01 - Preheat oven to 350°F (175°C). Line a 12-cup muffin pan with paper liners or lightly coat with nonstick spray.
02 - In a large bowl, whisk together oats, brown sugar, baking powder, cinnamon, and salt until evenly mixed.
03 - In a separate bowl, whisk eggs, milk, applesauce, melted coconut oil or butter, and vanilla extract until smooth and uniform.
04 - Pour the wet mixture into the dry ingredients and stir gently until fully incorporated.
05 - Fold in your choice of mix-ins up to a total of 1 cup, ensuring even distribution throughout the batter.
06 - Spoon the batter evenly into the prepared muffin cups, filling each nearly to the top.
07 - Bake for 23 to 27 minutes, or until the tops are golden and set to the touch.
08 - Allow baked cups to cool in the pan for 5 minutes before transferring to a wire rack to cool completely.

# Expert Advice:

01 -
  • They're legitimately foolproof and come together in under 15 minutes of actual work.
  • Make a batch on Sunday and your mornings transform into something manageable again.

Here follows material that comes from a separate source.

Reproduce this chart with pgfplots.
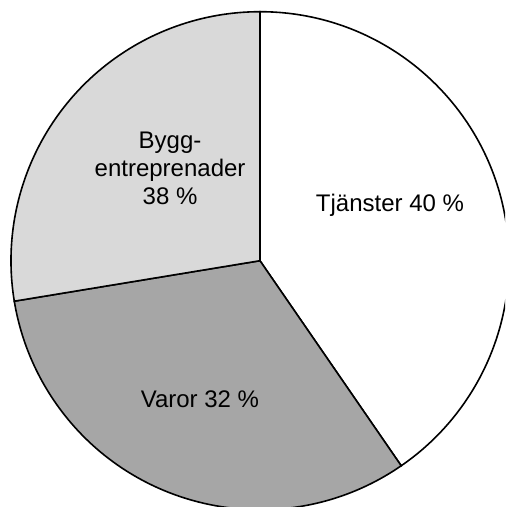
\documentclass[border=0pt]{standalone}
\usepackage{fontspec}
\setmainfont{Liberation Sans}
\usepackage{pgfplots}
\usepackage{pgfplotstable}
\pgfplotsset{compat=1.18}
\definecolor{bygg}{HTML}{D9D9D9}
\definecolor{varor}{HTML}{A6A6A6}
\pgfplotstableread{
name value
Tjanster 40.4
Varor 32.0
Bygg 27.6
}\piedata
\begin{document}
\begin{tikzpicture}
\pgfplotstablegetelem{0}{value}\of\piedata \let\vA\pgfplotsretval
\pgfplotstablegetelem{1}{value}\of\piedata \let\vB\pgfplotsretval
\pgfplotstablegetelem{2}{value}\of\piedata \let\vC\pgfplotsretval
\pgfmathsetmacro{\aA}{90}
\pgfmathsetmacro{\aB}{\aA-3.6*\vA}
\pgfmathsetmacro{\aC}{\aB-3.6*\vB}
\pgfmathsetmacro{\aD}{\aC-3.6*\vC}
\begin{axis}[
  scale only axis,
  width=252.5pt, height=253.5pt,
  xmin=-1.044, xmax=0.984,
  ymin=-0.989, ymax=1.047,
  hide axis,
]
\path (axis cs:-1.044,-0.989) rectangle (axis cs:0.984,1.047);
\filldraw[fill=white, draw=black, line width=0.8pt, line join=miter]
  (axis cs:0,0) -- ++(\aA:124.5pt) arc[start angle=\aA, end angle=\aB, radius=124.5pt] -- cycle;
\filldraw[fill=varor, draw=black, line width=0.8pt, line join=miter]
  (axis cs:0,0) -- ++(\aB:124.5pt) arc[start angle=\aB, end angle=\aC, radius=124.5pt] -- cycle;
\filldraw[fill=bygg, draw=black, line width=0.8pt, line join=miter]
  (axis cs:0,0) -- ++(\aC:124.5pt) arc[start angle=\aC, end angle=\aD, radius=124.5pt] -- cycle;
\node[anchor=base, font=\fontsize{12}{14}\selectfont] at (axis cs:0.522,0.197) {Tjänster 40 \%};
\node[anchor=base, font=\fontsize{12}{14}\selectfont] at (axis cs:-0.241,-0.588) {Varor 32 \%};
\node[align=center, font=\fontsize{12}{14}\selectfont, inner sep=0pt] at (axis cs:-0.361,0.372) {Bygg-\\entreprenader\\38 \%};
\end{axis}
\end{tikzpicture}
\end{document}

  • You can customize each cup with whatever's in your pantry, so they never feel boring.
02 -
  • Don't skip the 5-minute rest in the pan—I learned this the hard way when I rushed cooling and they crumbled into sad little pieces.

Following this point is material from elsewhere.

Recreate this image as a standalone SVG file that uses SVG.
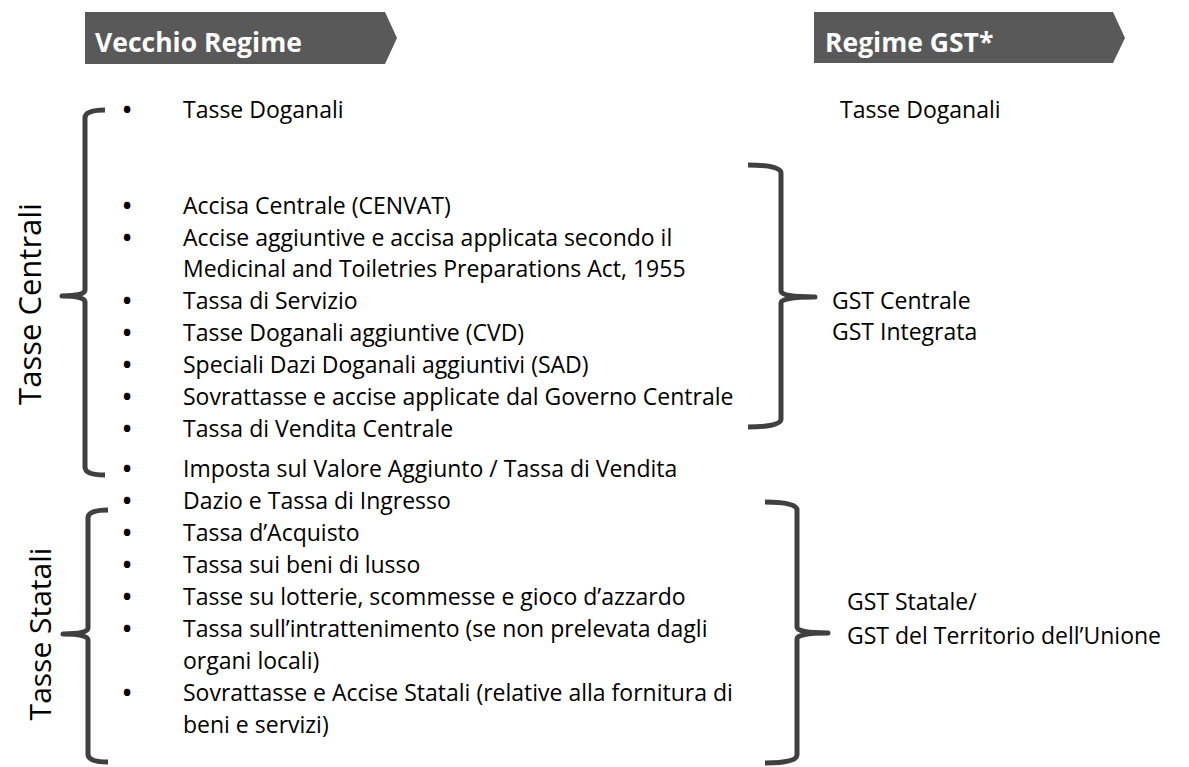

  • If your cups come out dense and heavy, you probably overmixed the batter or used quick oats by accident. Old-fashioned is the non-negotiable here.
03 -
  • If you're vegan, swap the eggs for flax eggs (2 tablespoons ground flaxseed mixed with 5 tablespoons water), use plant-based milk and oil, and bake an extra minute or two since they'll need slightly more time.
  • Fill your cups almost completely to the rim—they barely rise and you want them substantial enough to feel satisfying, not like you're eating air with oats.